> AVAILABLE DATA
========================

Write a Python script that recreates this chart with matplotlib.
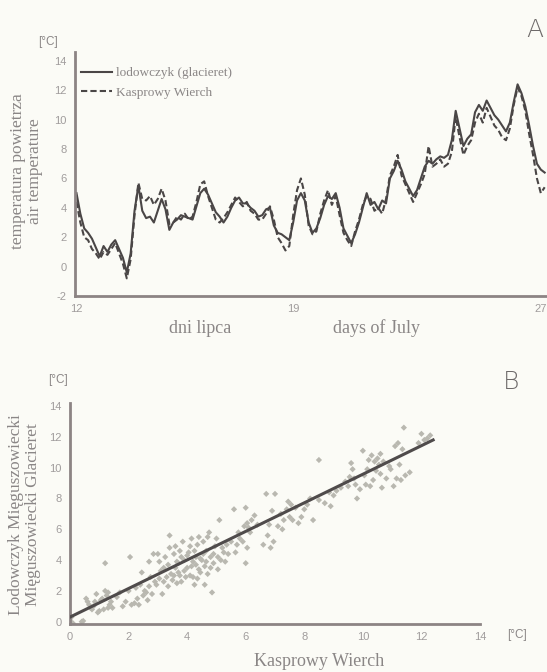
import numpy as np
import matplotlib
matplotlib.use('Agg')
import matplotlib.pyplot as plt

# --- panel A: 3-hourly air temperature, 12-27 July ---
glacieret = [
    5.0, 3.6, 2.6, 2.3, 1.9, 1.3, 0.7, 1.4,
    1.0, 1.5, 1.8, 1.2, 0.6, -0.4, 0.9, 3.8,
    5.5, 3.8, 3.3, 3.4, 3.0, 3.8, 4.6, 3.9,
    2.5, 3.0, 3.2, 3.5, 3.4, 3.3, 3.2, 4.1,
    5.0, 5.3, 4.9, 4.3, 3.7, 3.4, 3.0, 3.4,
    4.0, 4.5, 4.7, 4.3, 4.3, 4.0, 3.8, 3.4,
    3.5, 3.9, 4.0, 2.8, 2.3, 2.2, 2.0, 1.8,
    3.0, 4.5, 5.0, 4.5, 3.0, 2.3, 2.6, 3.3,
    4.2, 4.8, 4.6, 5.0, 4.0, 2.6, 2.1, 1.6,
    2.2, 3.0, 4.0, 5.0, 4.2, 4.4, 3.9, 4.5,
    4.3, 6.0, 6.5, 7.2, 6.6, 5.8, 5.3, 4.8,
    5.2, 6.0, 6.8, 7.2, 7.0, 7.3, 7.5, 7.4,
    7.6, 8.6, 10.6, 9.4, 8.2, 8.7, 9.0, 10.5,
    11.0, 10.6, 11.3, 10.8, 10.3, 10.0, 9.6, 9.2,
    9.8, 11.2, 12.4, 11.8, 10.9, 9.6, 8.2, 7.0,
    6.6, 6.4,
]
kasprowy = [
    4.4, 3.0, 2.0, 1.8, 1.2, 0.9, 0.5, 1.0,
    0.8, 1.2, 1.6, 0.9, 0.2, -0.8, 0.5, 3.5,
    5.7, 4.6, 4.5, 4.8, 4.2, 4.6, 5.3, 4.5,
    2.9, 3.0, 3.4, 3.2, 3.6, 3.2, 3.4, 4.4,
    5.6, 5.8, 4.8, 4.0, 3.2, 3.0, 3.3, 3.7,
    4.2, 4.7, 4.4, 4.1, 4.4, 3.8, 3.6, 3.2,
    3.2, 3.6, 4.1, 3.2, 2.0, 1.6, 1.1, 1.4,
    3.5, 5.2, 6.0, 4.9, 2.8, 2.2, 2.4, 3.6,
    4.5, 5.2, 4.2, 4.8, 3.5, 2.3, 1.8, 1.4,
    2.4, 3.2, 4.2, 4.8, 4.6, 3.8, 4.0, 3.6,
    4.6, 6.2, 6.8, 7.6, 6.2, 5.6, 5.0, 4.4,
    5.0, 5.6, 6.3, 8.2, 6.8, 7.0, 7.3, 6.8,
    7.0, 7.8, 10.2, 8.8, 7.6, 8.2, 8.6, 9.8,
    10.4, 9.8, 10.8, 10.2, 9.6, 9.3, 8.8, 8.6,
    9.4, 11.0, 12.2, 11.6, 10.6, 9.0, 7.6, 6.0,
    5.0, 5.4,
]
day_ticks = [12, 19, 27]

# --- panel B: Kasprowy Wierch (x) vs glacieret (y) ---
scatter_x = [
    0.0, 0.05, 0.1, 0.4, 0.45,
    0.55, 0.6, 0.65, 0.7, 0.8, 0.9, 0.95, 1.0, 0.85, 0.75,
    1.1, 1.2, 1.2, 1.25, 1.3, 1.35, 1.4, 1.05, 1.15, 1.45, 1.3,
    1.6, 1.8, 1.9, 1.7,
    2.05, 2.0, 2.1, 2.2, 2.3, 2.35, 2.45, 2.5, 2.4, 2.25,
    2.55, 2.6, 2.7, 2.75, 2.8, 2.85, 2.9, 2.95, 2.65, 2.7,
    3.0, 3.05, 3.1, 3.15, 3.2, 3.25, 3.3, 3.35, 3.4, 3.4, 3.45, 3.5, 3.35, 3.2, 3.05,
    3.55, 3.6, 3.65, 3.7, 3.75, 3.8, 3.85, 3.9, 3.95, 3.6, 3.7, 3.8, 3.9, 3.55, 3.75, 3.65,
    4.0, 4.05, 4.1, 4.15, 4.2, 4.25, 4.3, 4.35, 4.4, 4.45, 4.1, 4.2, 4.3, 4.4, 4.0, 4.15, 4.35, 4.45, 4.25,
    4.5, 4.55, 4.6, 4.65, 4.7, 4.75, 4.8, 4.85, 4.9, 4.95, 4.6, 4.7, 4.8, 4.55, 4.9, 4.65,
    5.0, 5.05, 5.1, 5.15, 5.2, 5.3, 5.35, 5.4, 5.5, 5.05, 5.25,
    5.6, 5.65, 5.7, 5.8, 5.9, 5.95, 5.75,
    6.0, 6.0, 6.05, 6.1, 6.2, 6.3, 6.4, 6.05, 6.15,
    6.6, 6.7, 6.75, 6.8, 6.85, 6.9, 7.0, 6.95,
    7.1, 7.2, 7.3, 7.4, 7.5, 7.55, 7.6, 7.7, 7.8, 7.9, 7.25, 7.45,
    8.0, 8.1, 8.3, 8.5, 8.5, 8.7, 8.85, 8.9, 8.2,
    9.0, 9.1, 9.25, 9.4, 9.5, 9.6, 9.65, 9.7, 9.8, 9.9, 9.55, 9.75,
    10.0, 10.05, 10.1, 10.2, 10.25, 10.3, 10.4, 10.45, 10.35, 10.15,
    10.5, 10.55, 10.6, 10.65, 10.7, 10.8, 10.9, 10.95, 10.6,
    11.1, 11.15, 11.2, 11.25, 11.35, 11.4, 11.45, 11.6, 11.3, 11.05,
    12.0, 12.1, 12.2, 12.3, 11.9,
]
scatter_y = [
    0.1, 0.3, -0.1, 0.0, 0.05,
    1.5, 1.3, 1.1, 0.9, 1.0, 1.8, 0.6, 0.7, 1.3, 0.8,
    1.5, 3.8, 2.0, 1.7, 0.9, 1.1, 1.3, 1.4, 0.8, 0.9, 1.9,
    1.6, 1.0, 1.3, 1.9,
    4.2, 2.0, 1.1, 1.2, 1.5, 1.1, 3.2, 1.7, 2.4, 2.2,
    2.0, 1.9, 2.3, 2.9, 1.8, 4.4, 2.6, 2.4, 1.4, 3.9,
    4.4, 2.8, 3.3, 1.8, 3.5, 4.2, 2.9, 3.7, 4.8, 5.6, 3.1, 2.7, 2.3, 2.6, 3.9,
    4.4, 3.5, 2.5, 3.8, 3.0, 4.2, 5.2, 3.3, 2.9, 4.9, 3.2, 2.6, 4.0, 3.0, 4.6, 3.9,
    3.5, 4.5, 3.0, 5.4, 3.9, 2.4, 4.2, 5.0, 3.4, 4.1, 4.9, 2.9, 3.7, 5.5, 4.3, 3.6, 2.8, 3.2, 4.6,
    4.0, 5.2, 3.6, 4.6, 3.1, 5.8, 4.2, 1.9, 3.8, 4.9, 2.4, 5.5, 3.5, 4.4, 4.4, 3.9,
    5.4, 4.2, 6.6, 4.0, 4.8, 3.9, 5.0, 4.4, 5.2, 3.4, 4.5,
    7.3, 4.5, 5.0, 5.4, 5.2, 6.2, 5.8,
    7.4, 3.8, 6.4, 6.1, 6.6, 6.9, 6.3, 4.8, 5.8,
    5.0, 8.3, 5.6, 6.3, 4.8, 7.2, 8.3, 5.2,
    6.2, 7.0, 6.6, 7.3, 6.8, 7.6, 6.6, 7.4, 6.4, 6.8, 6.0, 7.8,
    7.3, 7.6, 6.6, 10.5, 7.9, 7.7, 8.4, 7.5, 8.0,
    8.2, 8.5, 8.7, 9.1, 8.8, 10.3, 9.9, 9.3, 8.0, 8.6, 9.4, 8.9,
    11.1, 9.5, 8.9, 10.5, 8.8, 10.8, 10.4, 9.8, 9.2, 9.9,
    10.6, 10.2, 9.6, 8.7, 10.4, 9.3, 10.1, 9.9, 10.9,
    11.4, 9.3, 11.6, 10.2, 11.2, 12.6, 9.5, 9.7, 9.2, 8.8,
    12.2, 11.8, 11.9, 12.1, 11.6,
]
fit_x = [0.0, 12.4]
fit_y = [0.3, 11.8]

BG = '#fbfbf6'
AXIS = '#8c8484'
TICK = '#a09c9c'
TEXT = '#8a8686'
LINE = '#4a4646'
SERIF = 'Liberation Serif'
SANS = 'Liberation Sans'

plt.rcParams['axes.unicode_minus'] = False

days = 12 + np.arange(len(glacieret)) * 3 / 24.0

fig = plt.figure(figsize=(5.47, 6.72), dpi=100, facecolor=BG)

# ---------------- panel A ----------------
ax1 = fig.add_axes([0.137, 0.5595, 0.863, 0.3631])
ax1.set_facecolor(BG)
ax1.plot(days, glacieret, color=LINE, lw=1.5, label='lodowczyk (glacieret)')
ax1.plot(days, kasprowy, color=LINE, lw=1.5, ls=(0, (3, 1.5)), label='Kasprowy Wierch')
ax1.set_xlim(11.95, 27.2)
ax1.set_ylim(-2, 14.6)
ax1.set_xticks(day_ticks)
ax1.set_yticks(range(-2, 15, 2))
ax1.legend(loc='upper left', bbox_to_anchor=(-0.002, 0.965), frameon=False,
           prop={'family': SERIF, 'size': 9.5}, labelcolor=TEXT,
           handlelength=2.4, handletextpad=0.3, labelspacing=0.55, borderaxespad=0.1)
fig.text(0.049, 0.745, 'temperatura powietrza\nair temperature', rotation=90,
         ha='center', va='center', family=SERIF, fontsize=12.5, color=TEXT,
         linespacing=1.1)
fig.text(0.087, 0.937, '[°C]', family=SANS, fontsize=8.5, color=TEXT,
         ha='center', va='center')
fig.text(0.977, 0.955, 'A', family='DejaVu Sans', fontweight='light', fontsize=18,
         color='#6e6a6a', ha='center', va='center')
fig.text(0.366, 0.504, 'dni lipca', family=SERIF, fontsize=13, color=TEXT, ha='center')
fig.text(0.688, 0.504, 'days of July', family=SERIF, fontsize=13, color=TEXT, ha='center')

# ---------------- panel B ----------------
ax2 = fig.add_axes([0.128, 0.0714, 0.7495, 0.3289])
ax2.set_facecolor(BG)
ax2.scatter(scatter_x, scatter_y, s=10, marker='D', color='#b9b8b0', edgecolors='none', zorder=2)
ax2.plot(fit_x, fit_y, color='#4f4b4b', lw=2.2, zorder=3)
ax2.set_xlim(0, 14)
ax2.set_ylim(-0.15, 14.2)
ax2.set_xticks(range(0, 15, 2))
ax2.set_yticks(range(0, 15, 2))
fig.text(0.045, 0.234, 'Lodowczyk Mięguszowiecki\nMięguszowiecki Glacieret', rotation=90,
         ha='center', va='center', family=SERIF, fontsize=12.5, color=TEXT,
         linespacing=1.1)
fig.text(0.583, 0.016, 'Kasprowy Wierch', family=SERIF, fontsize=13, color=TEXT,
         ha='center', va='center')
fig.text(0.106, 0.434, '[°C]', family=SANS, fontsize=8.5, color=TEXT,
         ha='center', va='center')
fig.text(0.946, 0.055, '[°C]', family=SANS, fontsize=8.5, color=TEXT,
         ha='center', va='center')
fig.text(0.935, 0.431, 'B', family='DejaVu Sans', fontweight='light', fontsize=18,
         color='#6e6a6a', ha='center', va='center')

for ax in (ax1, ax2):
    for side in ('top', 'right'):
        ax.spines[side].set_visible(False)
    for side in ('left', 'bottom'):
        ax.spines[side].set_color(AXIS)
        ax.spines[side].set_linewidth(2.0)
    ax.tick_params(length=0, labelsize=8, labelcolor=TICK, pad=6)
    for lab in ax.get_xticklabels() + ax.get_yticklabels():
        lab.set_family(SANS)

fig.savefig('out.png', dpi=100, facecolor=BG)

========================

> STATED TASK
Give again, word for word, every line from the top of the data above to the line holding "import matplotlib.pyplot as plt", inclusive, with the pictures left out.

> RESULT
Write a Python script that recreates this chart with matplotlib.
import numpy as np
import matplotlib
matplotlib.use('Agg')
import matplotlib.pyplot as plt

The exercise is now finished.